2026-06-07 –, Hardwick Hub
Text-to-SQL makes great demos, but in real systems generating queries is rarely the hard part - understanding data is. Modern data is increasingly S3-first and multimodal, where meaning is defined by Python workflows, not table schemas.
To work reliably, both agents and people need data context across multiple layers: storage context (what exists and where), metadata context (what’s inside files), dataset context (how files are grouped and versioned), and code context (the transformations that define semantics).
In this talk, I’ll share a practical framework for building these context layers in Python-first systems, and show how DataChain makes multimodal workflows agent-ready in domains like Physical AI and biotech.
Text-to-SQL is often presented as the future interface for AI-driven analytics: connect an LLM to your warehouse, ask questions, get answers. The demo works. But production systems reveal a deeper issue: SQL can query structure, but it cannot provide the context required to understand what data actually means.

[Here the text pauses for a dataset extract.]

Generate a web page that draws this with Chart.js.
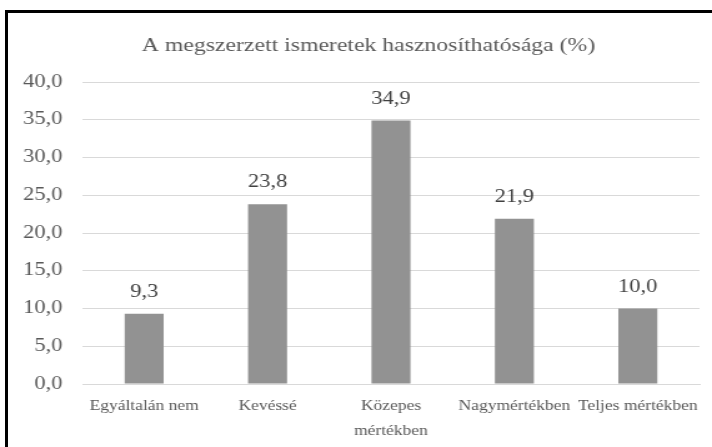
<!DOCTYPE html>
<html>
<head>
<meta charset="utf-8">
<script src="https://cdn.jsdelivr.net/npm/chart.js@4.4.1/dist/chart.umd.min.js"></script>
<style>
    body { margin: 0; background: #fff; overflow: hidden; }
    #wrap { position: absolute; left: 0; top: 0; width: 712px; height: 447px; }
    /* the reference picture is stretched sideways, so the canvas is too */
    #chart { position: absolute; left: 0; top: 0; width: 712px; height: 447px; }
    #frame { position: absolute; left: 5px; top: 10px; width: 720px; height: 450px;
             border-left: 3px solid #000; border-top: 3px solid #000; }
</style>
</head>
<body>
<div id="wrap">
    <canvas id="chart" width="570" height="447" style="width:712px;height:447px"></canvas>
    <div id="frame"></div>
</div>
<script>
// Chart data
const categories = ["Egyáltalán nem", "Kevéssé", ["Közepes", "mértékben"], "Nagymértékben", "Teljes mértékben"];
const values = [9.3, 23.8, 34.9, 21.9, 10.0];
const yTicks = [0, 5, 10, 15, 20, 25, 30, 35, 40];
const chartTitle = "A megszerzett ismeretek hasznosíthatósága (%)";

const serif = "'Liberation Serif', 'Times New Roman', 'DejaVu Serif', serif";
const fmt = v => v.toFixed(1).replace(".", ",");

// Value above each bar
const valueLabels = {
    id: "valueLabels",
    afterDatasetsDraw(chart) {
        const ctx = chart.ctx;
        const meta = chart.getDatasetMeta(0);
        ctx.save();
        ctx.font = "18px " + serif;
        ctx.fillStyle = "#404040";
        ctx.textAlign = "center";
        ctx.textBaseline = "alphabetic";
        meta.data.forEach((bar, i) => {
            ctx.fillText(fmt(values[i]), bar.x, bar.y - 17);
        });
        ctx.restore();
    }
};

// Title drawn by hand, so it sits where the reference has it (not the canvas centre)
const titleText = {
    id: "titleText",
    afterDraw(chart) {
        const ctx = chart.ctx;
        ctx.save();
        ctx.font = "19px " + serif;
        ctx.fillStyle = "#595959";
        ctx.textAlign = "center";
        ctx.textBaseline = "middle";
        ctx.fillText(chartTitle, 295, 46);
        ctx.restore();
    }
};

const ctx = document.getElementById("chart").getContext("2d");
new Chart(ctx, {
    type: "bar",
    data: {
        labels: categories,
        datasets: [{
            data: values,
            backgroundColor: "#929292",
            borderWidth: 0,
            barPercentage: 0.316,
            categoryPercentage: 1
        }]
    },
    options: {
        responsive: false,
        animation: false,
        devicePixelRatio: 1,
        layout: { padding: { left: 0, right: 10, top: 82, bottom: 2 } },
        plugins: {
            legend: { display: false },
            tooltip: { enabled: false },
            title: { display: false }
        },
        scales: {
            x: {
                afterFit(axis) { axis.height = 61; },
                grid: { display: false, drawTicks: false },
                border: { display: true, color: "#d9d9d9" },
                ticks: {
                    color: "#595959",
                    font: { family: serif, size: 14, lineHeight: 1.78 },
                    maxRotation: 0,
                    autoSkip: false,
                    padding: 10
                }
            },
            y: {
                min: 0,
                max: 40,
                afterFit(axis) { axis.width = 66; },
                afterBuildTicks(axis) { axis.ticks = yTicks.map(v => ({ value: v })); },
                grid: { color: "#d9d9d9", drawTicks: false },
                border: { display: false },
                ticks: {
                    color: "#595959",
                    font: { family: serif, size: 18 },
                    padding: 16,
                    callback: v => fmt(v)
                }
            }
        }
    },
    plugins: [valueLabels, titleText]
});
</script>
</body>
</html>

After years of building data infrastructure, I’ve learned that context is the real bottleneck - for both people and agents. This becomes unavoidable in S3-first, multimodal environments: video, audio, medical scans, sensor streams, and model outputs. In these projects, the source of truth is object storage, and meaning is defined by Python pipelines.
To reason correctly, you need data context across multiple layers:
- Storage context - what exists, where it lives, and how it changes
- Metadata context - what’s inside files, extracted signals, and hierarchical structure
- Dataset context - how files are grouped, reused across datasets, and versioned
- Code context - the Python transformations that define semantics and intent
In this talk, I’ll present a practical framework for collecting and using these layers systematically. Using DataChain as a concrete example, I’ll show how typed schemas (e.g., Pydantic), vectorized metadata operations, and scalable Python execution make multimodal workflows understandable, reusable, and agent-ready - especially in Physical AI and biotech.

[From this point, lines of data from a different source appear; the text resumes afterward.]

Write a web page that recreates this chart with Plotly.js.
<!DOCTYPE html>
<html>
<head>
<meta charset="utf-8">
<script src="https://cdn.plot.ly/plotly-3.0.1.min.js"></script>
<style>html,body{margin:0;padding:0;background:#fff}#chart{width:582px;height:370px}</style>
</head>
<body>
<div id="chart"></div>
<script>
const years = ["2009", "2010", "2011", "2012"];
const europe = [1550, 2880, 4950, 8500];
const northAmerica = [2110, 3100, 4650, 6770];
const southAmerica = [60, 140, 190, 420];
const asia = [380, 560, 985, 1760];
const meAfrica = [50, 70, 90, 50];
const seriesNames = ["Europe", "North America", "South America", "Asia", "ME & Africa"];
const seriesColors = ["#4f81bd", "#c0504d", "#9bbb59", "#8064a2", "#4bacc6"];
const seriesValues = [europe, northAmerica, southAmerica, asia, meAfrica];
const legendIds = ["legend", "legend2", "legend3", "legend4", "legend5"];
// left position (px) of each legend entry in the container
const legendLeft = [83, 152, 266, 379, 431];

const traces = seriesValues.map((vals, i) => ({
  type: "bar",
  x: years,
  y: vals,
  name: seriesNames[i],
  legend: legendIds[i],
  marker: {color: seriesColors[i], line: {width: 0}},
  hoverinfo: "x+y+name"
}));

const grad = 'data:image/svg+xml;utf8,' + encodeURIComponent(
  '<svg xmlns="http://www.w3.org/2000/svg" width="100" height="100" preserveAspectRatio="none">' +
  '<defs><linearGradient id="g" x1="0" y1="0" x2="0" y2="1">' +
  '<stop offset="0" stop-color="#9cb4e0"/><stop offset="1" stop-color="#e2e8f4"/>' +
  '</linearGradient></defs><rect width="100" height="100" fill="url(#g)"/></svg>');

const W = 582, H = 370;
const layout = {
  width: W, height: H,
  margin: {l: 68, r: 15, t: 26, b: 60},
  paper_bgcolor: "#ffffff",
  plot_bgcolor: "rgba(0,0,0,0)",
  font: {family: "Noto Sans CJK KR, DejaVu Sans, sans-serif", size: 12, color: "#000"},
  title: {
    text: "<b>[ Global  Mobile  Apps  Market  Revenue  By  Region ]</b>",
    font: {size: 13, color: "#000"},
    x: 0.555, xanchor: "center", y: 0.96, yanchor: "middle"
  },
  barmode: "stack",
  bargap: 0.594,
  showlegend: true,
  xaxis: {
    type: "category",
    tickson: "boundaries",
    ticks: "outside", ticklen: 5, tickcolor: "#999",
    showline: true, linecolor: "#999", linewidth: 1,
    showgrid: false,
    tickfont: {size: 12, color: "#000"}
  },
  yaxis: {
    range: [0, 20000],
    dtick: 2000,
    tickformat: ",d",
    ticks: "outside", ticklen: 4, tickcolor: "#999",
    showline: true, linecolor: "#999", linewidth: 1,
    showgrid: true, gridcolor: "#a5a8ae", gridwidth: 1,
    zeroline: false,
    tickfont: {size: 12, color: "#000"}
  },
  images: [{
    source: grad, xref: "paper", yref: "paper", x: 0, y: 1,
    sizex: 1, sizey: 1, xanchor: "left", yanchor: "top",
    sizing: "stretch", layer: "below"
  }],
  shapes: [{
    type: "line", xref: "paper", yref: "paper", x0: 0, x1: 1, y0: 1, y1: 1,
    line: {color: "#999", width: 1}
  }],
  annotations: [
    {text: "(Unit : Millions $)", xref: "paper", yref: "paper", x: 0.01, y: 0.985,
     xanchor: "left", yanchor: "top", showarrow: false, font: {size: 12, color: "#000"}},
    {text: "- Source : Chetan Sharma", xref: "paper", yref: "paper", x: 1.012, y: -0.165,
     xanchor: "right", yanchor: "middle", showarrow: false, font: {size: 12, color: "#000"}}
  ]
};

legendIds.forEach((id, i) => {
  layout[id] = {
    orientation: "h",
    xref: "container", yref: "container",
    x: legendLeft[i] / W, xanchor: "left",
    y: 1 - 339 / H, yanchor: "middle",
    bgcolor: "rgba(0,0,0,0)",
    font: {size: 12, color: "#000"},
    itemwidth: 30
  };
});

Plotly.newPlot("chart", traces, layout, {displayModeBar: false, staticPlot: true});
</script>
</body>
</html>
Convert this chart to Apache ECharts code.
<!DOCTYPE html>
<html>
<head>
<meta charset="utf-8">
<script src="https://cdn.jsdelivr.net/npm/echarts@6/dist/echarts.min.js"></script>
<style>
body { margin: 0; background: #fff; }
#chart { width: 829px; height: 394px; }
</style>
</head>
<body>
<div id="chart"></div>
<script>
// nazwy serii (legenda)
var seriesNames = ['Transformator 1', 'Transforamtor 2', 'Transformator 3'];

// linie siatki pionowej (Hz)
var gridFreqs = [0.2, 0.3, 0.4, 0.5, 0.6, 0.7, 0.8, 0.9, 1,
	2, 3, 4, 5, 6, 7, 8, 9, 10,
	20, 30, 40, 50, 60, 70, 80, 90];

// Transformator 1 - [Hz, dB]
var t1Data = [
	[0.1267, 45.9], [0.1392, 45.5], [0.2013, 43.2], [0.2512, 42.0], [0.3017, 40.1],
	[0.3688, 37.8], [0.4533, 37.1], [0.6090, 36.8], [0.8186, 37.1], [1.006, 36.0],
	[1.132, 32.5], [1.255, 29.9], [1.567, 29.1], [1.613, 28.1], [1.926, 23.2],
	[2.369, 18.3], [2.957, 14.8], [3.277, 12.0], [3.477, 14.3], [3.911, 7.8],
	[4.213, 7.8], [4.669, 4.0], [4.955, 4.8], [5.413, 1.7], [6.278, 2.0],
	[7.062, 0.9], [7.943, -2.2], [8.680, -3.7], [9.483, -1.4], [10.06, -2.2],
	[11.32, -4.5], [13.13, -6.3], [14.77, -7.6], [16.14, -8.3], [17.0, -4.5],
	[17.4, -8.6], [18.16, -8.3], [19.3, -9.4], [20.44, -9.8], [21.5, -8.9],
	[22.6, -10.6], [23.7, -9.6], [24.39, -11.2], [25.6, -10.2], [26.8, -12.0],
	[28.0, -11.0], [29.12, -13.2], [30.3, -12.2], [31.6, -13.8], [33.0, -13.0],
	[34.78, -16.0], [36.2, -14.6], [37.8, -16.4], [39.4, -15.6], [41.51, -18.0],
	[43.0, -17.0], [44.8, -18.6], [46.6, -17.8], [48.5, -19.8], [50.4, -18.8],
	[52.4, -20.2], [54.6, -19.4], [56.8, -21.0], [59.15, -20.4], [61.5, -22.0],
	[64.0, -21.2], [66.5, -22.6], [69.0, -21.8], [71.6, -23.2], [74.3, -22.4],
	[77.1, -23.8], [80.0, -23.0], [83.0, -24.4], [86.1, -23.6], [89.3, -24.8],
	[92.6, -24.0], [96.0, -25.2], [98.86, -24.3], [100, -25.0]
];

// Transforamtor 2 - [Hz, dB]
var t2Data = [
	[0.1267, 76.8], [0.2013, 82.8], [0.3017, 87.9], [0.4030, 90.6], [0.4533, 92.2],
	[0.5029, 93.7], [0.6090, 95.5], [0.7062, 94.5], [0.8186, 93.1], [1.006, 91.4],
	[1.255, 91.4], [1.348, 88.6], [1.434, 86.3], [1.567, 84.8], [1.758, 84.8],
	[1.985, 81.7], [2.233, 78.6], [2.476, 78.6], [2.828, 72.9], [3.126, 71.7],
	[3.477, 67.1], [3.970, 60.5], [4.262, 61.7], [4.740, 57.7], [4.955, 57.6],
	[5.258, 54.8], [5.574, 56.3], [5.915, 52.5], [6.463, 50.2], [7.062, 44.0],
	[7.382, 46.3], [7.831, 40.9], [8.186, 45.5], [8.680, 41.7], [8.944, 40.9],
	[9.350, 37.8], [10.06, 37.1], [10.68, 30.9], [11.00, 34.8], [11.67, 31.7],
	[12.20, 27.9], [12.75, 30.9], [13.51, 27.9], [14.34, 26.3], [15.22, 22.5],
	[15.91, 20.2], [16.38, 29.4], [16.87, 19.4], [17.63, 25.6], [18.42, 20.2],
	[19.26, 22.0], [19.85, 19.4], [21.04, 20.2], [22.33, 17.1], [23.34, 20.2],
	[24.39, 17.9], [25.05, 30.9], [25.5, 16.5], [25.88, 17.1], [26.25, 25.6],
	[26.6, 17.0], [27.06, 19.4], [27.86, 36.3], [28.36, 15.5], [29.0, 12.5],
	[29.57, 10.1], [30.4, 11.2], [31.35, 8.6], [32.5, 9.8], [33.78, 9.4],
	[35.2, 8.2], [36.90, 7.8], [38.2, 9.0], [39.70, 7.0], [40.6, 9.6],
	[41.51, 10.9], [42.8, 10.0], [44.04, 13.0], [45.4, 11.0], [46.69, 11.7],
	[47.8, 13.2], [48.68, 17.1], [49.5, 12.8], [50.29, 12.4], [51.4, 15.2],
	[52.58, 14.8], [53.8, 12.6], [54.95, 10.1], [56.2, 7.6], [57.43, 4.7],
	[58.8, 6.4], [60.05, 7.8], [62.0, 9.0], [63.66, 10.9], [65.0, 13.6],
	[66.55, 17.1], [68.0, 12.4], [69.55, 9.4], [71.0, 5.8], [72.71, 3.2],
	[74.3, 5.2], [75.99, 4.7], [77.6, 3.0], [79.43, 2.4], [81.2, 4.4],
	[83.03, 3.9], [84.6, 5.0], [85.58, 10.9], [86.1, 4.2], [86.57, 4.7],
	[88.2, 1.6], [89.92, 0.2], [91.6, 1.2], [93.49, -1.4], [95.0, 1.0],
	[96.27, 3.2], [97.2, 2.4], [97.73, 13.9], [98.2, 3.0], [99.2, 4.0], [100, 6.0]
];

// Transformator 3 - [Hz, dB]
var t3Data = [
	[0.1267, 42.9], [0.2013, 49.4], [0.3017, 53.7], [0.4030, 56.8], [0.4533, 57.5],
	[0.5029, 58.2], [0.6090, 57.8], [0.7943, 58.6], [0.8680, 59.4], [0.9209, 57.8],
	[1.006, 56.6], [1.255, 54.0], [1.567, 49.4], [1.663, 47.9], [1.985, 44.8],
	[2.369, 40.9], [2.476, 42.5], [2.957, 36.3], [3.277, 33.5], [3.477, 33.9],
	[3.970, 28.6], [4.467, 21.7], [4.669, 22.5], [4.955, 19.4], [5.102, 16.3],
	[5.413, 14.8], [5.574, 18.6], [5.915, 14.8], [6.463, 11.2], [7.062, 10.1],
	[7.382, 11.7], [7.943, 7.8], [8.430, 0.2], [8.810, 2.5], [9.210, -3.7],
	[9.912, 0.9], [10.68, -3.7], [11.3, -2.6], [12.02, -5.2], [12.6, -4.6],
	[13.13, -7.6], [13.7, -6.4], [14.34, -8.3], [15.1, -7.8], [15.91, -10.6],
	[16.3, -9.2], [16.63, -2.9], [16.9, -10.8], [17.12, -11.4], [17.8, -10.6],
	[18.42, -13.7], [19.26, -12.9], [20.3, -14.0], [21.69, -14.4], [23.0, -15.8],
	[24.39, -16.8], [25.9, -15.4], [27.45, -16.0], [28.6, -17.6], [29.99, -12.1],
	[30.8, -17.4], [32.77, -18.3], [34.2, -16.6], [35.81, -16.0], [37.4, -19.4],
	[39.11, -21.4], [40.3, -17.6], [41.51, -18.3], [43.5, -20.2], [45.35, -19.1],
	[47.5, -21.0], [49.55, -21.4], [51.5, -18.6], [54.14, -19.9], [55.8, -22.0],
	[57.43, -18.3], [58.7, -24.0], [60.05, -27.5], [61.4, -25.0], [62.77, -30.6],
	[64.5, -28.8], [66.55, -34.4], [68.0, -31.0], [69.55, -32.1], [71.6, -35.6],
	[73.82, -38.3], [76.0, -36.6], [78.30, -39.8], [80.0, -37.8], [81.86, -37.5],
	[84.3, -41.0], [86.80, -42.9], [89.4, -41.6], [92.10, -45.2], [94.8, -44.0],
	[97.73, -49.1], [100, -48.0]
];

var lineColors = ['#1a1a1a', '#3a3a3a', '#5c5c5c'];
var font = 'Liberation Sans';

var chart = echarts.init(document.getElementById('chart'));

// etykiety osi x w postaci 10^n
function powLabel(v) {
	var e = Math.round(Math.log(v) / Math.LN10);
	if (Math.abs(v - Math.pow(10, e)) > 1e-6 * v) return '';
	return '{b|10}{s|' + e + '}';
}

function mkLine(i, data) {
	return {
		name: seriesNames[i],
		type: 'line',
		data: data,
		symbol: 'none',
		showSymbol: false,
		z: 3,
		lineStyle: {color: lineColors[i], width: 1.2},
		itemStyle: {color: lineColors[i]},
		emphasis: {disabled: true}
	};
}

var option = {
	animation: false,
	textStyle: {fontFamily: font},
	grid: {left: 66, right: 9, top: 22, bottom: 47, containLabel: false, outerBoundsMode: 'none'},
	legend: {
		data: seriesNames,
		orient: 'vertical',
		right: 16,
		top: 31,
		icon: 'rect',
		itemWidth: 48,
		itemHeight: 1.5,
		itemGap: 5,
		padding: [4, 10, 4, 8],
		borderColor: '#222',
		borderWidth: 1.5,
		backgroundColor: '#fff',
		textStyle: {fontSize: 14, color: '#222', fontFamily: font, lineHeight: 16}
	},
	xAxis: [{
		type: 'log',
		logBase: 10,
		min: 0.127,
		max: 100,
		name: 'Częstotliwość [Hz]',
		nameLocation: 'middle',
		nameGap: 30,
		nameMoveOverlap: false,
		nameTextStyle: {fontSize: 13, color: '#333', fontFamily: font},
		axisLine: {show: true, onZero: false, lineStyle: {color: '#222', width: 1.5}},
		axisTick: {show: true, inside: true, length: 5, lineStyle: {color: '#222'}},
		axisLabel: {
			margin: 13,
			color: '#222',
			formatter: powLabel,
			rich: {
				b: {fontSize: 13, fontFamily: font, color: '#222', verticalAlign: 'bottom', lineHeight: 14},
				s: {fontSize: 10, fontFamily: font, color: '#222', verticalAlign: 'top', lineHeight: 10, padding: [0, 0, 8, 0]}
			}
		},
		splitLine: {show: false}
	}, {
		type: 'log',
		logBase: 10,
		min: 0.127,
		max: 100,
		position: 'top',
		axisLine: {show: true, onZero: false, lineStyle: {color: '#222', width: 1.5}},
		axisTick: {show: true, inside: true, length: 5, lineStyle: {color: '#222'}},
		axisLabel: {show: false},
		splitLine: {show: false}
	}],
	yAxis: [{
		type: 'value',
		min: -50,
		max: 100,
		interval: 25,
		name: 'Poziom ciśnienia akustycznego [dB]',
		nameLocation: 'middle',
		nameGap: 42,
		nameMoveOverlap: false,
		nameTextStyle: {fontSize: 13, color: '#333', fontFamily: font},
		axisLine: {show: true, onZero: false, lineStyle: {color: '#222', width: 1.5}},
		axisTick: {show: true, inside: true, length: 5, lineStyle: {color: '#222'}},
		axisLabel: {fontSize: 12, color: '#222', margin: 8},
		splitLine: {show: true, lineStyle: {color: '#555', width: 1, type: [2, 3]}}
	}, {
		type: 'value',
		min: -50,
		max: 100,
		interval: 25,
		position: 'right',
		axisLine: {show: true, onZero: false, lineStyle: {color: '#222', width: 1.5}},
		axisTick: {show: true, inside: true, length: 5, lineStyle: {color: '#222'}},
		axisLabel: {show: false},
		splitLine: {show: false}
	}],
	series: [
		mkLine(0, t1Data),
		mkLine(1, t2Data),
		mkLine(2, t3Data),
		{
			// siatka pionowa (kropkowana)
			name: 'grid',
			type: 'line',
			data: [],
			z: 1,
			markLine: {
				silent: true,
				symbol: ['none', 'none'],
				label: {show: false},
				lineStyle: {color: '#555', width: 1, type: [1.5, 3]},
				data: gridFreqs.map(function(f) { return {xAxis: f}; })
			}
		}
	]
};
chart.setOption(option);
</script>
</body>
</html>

Attendees will leave with a clear mental model for building data platforms where meaning lives in code, and agents can operate with real context rather than isolated queries.
Dmitry Petrov is the creator of open-source tool DVC (Data Version Control), holds a PhD in Computer Science, previously worked as a Data Scientist at Microsoft, and is now the founder of DataChain.ai, a Python-first data platform for Physical AI.